**The problem**: In the records below, find the line that contains "What Apache ECharts" and the line that contains "[[xMin, slope*xMin+intercept],[xMax, slope*xMax+intercept]];"; write out exactly those two lines and everything between them, without the pictures.

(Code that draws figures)
-- -- --

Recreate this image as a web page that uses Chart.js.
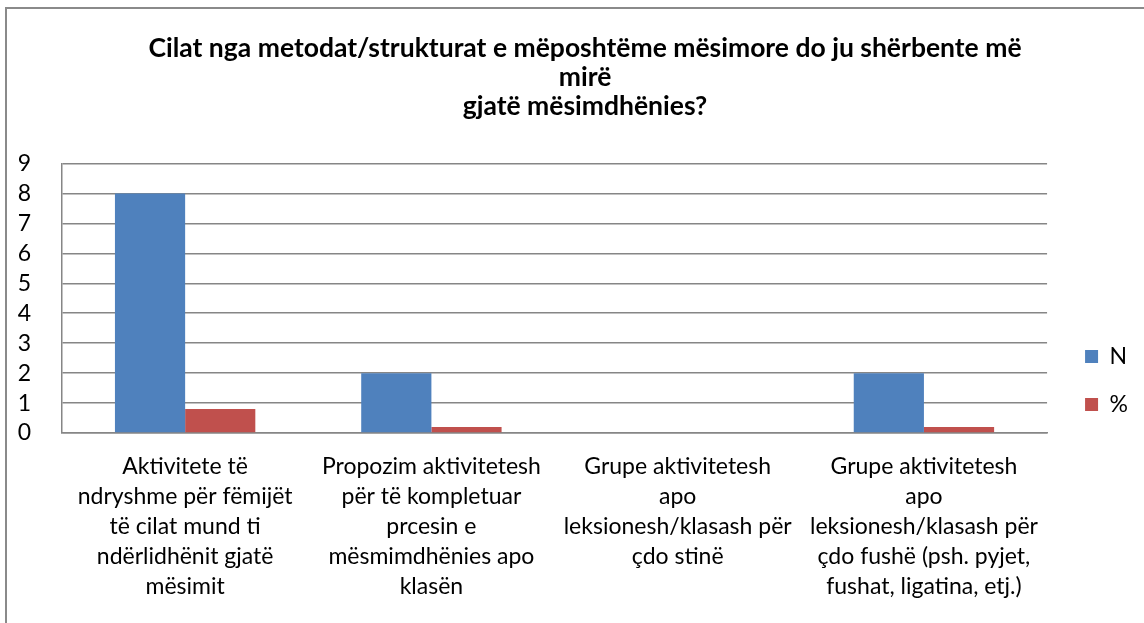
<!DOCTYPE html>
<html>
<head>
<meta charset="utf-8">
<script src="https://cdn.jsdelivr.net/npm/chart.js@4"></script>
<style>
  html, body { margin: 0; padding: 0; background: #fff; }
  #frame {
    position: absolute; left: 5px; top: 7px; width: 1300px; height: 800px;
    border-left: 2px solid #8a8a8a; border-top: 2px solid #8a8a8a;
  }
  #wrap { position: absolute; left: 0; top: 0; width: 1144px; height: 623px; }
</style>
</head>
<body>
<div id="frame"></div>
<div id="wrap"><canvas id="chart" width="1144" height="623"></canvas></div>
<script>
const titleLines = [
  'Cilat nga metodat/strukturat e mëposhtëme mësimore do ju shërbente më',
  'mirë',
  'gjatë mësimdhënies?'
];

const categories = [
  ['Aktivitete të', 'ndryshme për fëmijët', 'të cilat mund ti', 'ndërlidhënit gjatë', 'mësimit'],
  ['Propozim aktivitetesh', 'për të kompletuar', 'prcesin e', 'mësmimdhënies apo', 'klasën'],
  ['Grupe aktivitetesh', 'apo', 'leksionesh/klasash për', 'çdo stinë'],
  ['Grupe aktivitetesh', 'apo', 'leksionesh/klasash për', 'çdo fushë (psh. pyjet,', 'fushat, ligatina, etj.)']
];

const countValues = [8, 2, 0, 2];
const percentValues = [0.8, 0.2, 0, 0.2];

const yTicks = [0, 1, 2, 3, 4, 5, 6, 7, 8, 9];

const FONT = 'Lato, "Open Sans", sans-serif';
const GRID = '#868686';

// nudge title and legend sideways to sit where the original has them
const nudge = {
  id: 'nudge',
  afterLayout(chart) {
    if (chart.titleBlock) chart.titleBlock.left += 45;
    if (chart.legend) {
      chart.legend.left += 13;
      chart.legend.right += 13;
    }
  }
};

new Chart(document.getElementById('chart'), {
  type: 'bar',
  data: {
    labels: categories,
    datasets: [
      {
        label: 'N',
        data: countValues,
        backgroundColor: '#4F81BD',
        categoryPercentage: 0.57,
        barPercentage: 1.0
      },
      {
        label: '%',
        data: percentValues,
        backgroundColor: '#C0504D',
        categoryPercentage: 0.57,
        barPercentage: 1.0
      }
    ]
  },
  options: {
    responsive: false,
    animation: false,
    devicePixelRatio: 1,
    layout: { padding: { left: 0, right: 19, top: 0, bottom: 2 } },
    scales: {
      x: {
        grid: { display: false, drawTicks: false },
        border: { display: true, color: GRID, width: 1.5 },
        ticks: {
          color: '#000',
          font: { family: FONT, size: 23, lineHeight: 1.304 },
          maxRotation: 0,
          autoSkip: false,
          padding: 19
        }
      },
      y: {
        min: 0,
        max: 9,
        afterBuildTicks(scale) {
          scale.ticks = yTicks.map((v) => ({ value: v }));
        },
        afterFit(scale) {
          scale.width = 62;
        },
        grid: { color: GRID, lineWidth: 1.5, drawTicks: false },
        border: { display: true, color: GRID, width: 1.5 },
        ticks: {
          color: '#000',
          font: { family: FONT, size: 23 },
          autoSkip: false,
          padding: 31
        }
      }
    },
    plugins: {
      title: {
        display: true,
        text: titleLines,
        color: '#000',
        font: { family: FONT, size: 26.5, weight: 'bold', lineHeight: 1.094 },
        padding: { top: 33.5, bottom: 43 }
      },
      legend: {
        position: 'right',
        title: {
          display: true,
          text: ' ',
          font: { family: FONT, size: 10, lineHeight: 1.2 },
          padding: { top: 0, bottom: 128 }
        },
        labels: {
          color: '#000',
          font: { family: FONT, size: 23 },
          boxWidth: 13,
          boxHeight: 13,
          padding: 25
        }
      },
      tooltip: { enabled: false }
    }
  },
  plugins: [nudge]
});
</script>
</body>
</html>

-- -- --

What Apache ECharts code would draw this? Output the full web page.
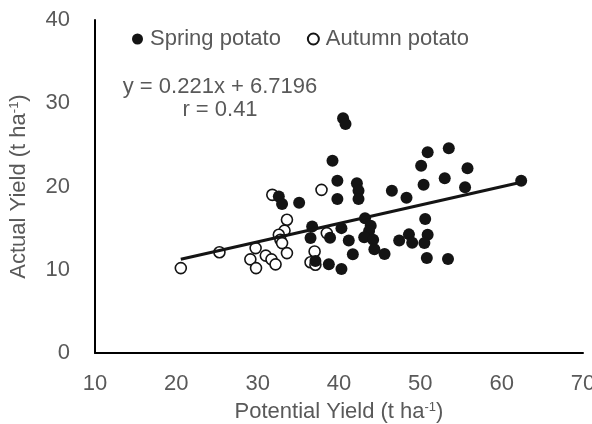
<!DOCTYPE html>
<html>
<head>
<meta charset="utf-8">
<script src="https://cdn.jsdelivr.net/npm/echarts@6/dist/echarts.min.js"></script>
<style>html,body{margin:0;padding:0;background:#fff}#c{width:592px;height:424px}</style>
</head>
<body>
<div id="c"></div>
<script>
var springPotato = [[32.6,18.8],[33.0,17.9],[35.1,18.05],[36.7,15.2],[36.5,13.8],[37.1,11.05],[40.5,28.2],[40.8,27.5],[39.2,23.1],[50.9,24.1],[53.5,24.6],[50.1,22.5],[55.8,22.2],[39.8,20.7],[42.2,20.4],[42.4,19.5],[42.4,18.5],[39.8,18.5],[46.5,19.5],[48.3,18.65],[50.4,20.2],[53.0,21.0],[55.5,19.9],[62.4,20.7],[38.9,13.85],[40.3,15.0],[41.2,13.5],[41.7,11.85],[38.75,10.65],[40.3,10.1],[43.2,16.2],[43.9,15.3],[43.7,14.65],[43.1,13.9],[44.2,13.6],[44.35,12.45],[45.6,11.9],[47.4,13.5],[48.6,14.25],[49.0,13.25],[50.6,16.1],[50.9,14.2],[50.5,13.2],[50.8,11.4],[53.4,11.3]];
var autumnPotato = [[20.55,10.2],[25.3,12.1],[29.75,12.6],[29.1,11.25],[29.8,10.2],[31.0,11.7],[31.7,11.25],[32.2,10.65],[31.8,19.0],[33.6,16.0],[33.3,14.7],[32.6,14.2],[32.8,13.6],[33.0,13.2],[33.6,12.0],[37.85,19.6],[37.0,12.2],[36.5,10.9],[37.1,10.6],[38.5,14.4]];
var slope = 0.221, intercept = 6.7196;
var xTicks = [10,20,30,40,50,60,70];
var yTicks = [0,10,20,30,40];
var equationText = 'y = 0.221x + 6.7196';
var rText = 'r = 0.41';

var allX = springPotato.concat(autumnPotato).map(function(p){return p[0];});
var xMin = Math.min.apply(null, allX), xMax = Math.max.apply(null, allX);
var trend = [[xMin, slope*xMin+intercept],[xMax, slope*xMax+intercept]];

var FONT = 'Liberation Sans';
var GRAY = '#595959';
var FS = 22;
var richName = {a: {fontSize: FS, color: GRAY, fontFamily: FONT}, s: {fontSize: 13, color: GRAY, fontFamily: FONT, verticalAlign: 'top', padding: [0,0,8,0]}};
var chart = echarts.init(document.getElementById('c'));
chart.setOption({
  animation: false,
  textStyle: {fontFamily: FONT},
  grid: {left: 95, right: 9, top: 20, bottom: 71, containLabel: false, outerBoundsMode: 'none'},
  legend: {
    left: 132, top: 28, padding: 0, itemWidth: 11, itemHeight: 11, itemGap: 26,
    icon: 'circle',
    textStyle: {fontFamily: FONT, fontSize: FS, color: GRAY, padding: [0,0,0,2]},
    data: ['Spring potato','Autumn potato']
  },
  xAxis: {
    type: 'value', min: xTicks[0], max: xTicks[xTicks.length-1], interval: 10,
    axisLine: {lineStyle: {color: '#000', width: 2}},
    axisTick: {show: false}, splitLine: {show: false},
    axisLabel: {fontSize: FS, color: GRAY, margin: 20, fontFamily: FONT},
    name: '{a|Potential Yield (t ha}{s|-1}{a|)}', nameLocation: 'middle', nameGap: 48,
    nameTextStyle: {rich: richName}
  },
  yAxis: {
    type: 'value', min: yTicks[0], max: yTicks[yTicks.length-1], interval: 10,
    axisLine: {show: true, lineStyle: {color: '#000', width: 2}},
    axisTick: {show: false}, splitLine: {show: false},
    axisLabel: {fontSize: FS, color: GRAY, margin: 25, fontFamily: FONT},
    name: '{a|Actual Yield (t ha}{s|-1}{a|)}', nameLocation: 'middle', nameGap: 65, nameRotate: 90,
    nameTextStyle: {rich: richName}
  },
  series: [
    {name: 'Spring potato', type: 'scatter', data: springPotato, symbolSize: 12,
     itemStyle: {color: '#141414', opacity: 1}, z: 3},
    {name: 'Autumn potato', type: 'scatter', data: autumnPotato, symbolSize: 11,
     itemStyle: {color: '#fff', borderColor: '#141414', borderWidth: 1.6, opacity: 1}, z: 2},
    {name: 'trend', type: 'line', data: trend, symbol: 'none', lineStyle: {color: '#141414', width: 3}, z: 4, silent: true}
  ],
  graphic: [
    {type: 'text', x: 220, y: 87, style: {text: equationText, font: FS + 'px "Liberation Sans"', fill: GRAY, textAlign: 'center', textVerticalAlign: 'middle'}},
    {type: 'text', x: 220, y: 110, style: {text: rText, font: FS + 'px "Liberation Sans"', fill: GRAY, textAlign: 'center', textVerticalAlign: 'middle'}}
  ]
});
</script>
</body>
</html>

-- -- --

**Solution below**:
What Apache ECharts code would draw this? Output the full web page.
<!DOCTYPE html>
<html>
<head>
<meta charset="utf-8">
<script src="https://cdn.jsdelivr.net/npm/echarts@6/dist/echarts.min.js"></script>
<style>html,body{margin:0;padding:0;background:#fff}#c{width:592px;height:424px}</style>
</head>
<body>
<div id="c"></div>
<script>
var springPotato = [[32.6,18.8],[33.0,17.9],[35.1,18.05],[36.7,15.2],[36.5,13.8],[37.1,11.05],[40.5,28.2],[40.8,27.5],[39.2,23.1],[50.9,24.1],[53.5,24.6],[50.1,22.5],[55.8,22.2],[39.8,20.7],[42.2,20.4],[42.4,19.5],[42.4,18.5],[39.8,18.5],[46.5,19.5],[48.3,18.65],[50.4,20.2],[53.0,21.0],[55.5,19.9],[62.4,20.7],[38.9,13.85],[40.3,15.0],[41.2,13.5],[41.7,11.85],[38.75,10.65],[40.3,10.1],[43.2,16.2],[43.9,15.3],[43.7,14.65],[43.1,13.9],[44.2,13.6],[44.35,12.45],[45.6,11.9],[47.4,13.5],[48.6,14.25],[49.0,13.25],[50.6,16.1],[50.9,14.2],[50.5,13.2],[50.8,11.4],[53.4,11.3]];
var autumnPotato = [[20.55,10.2],[25.3,12.1],[29.75,12.6],[29.1,11.25],[29.8,10.2],[31.0,11.7],[31.7,11.25],[32.2,10.65],[31.8,19.0],[33.6,16.0],[33.3,14.7],[32.6,14.2],[32.8,13.6],[33.0,13.2],[33.6,12.0],[37.85,19.6],[37.0,12.2],[36.5,10.9],[37.1,10.6],[38.5,14.4]];
var slope = 0.221, intercept = 6.7196;
var xTicks = [10,20,30,40,50,60,70];
var yTicks = [0,10,20,30,40];
var equationText = 'y = 0.221x + 6.7196';
var rText = 'r = 0.41';

var allX = springPotato.concat(autumnPotato).map(function(p){return p[0];});
var xMin = Math.min.apply(null, allX), xMax = Math.max.apply(null, allX);
var trend = [[xMin, slope*xMin+intercept],[xMax, slope*xMax+intercept]];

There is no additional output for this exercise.